As popular at the General Denver Hotel was at its opening, between 1947-1965, no dividends were paid on the hotel’s stock. Once a main thoroughfare on US 22 and SR 3 from Cincinnati to Columbus, with construction of I-71 visitors to the Hotel began to diminish.
Below is a culmination of research on the former owners of the General Denver Hotel after selling in 1965…
In 1965 eight businessmen purchased the failing building for $80,000 in an effort to revive the historic landmark. Its name was changed to the Denver House, but it continued to lose profits. The lone investor, Cedric Stanley, closed the building in Fall of 1978.
Shopping Center developer Barry Martens purchased the building following the closure for $200,000 and embarked on restoring the former county jewel. According to records at the History Center, Martens invested over $1 million in renovations.
An approximate 25 tons of plaster were used, 368 gallons of paint and stain, 8 new air conditioning and furnace units, 22,000 hours in repairs, and a new plumbing system installed.
Sometime later, Paul Herdman purchased and reopened the property. By October 1997, the hotel changed hands again and was managed by a family partnership which assumed payment of the mortgage. By 2001, the late Mr.

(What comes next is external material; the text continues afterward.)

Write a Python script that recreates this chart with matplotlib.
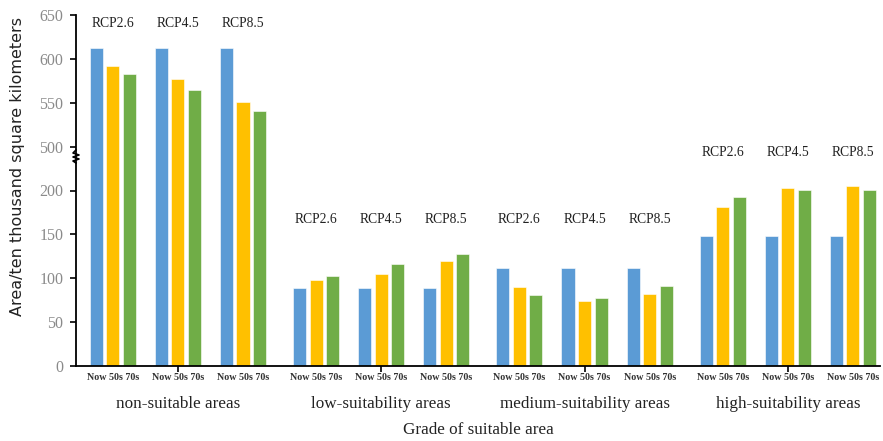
import numpy as np
import matplotlib
matplotlib.use("Agg")
import matplotlib.pyplot as plt

groups = ["non-suitable areas", "low-suitability areas", "medium-suitability areas", "high-suitability areas"]
scenarios = ["RCP2.6", "RCP4.5", "RCP8.5"]
periods = ["Now", "50s", "70s"]

# values[group][scenario] = [Now, 50s, 70s]
now_vals = [612, 89, 112, 148]
s50_vals = [[592, 577, 551], [98, 105, 120], [90, 74, 82], [181, 203, 205]]
s70_vals = [[583, 565, 541], [103, 116, 128], [81, 77, 91], [193, 201, 201]]

yticks = [0, 50, 100, 150, 200, 500, 550, 600, 650]
rcp_label_y = [0.977, 0.416, 0.416, 0.607]

colors = ["#5B9BD5", "#FFC000", "#70AD47"]


def fwd(v):
    v = np.asarray(v, dtype=float)
    return np.where(v <= 220, v, np.where(v >= 500, v - 250, 220 + (v - 220) * 30.0 / 280.0))


def inv(s):
    s = np.asarray(s, dtype=float)
    return np.where(s <= 220, s, np.where(s >= 250, s + 250, 220 + (s - 220) * 280.0 / 30.0))


fig = plt.figure(figsize=(8.83, 4.41), dpi=100)
ax = fig.add_axes([76 / 883, 1 - 366 / 441, 804 / 883, 351 / 441])
ax.set_yscale("function", functions=(fwd, inv))

gap = 0.123
bw = 0.2
pitch = 0.254
serif = ["Liberation Serif", "DejaVu Serif"]

group_centers = []
for g in range(len(groups)):
    for s in range(len(scenarios)):
        c = g * (3 + gap) + s
        vals = [now_vals[g], s50_vals[g][s], s70_vals[g][s]]
        for p in range(3):
            ax.bar(c + (p - 1) * pitch, vals[p], width=bw, color=colors[p],
                   edgecolor="white", linewidth=0.4, zorder=2)
        ax.text(c, -0.034, "Now 50s 70s", transform=ax.get_xaxis_transform(),
                ha="center", va="center", fontsize=7.2, fontweight="bold",
                family=serif, color="#333333")
        ax.text(c, rcp_label_y[g], scenarios[s], transform=ax.get_xaxis_transform(),
                ha="center", va="center", fontsize=9.8, family=serif, color="#222222")
    gc = g * (3 + gap) + 1
    group_centers.append(gc)
    ax.text(gc, -0.108, groups[g], transform=ax.get_xaxis_transform(),
            ha="center", va="center", fontsize=12.3, family=serif, color="#222222")

ax.set_xlim(-0.565, 3 * (3 + gap) + 2 + 0.415)
ax.set_ylim(0, 650)
ax.set_yticks(yticks)
ax.set_yticklabels([str(t) for t in yticks], family=serif, fontsize=11.5, color="#8a8a8a")
ax.yaxis.set_minor_locator(matplotlib.ticker.NullLocator())
ax.set_xticks(group_centers)
ax.set_xticklabels([])
ax.tick_params(axis="both", direction="out", length=4, width=1.2, color="black")
ax.tick_params(axis="y", pad=5)

for sp in ["top", "right"]:
    ax.spines[sp].set_visible(False)
for sp in ["left", "bottom"]:
    ax.spines[sp].set_linewidth(1.3)

# axis break squiggle
dx = 3 / 804
ys = np.array([150, 153, 155, 157, 159, 161, 163])
yf = (366 - ys) / 351
xs = np.array([0, -dx, dx, -dx, dx, -dx, 0])
ax.plot(xs, yf, transform=ax.transAxes, color="black", lw=1.2, clip_on=False, zorder=5)

fig.text((76 + 880) / 2 / 883, 1 - 430 / 441, "Grade of suitable area",
         ha="center", va="center", fontsize=12.3, family=serif, color="#222222")
fig.text(18 / 883, 1 - 166 / 441, "Area/ten thousand square kilometers", rotation=90,
         ha="center", va="center", fontsize=11.5, family=["DejaVu Sans"], color="#222222")

fig.savefig("out.png", dpi=100)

Herdman’s wife, Virginia, purchased the property back at Sheriff’s sale.
In 2004, Molly and Mark Dullea, then living in Dayton, acquired the property with the hopes of restoring its 1920-1930s charm.
As this popular historic destination prepares to transfer hands once again, may we reflect on the passion and effort previous owners have invested in both the General Denver Hotel and the community’s local history.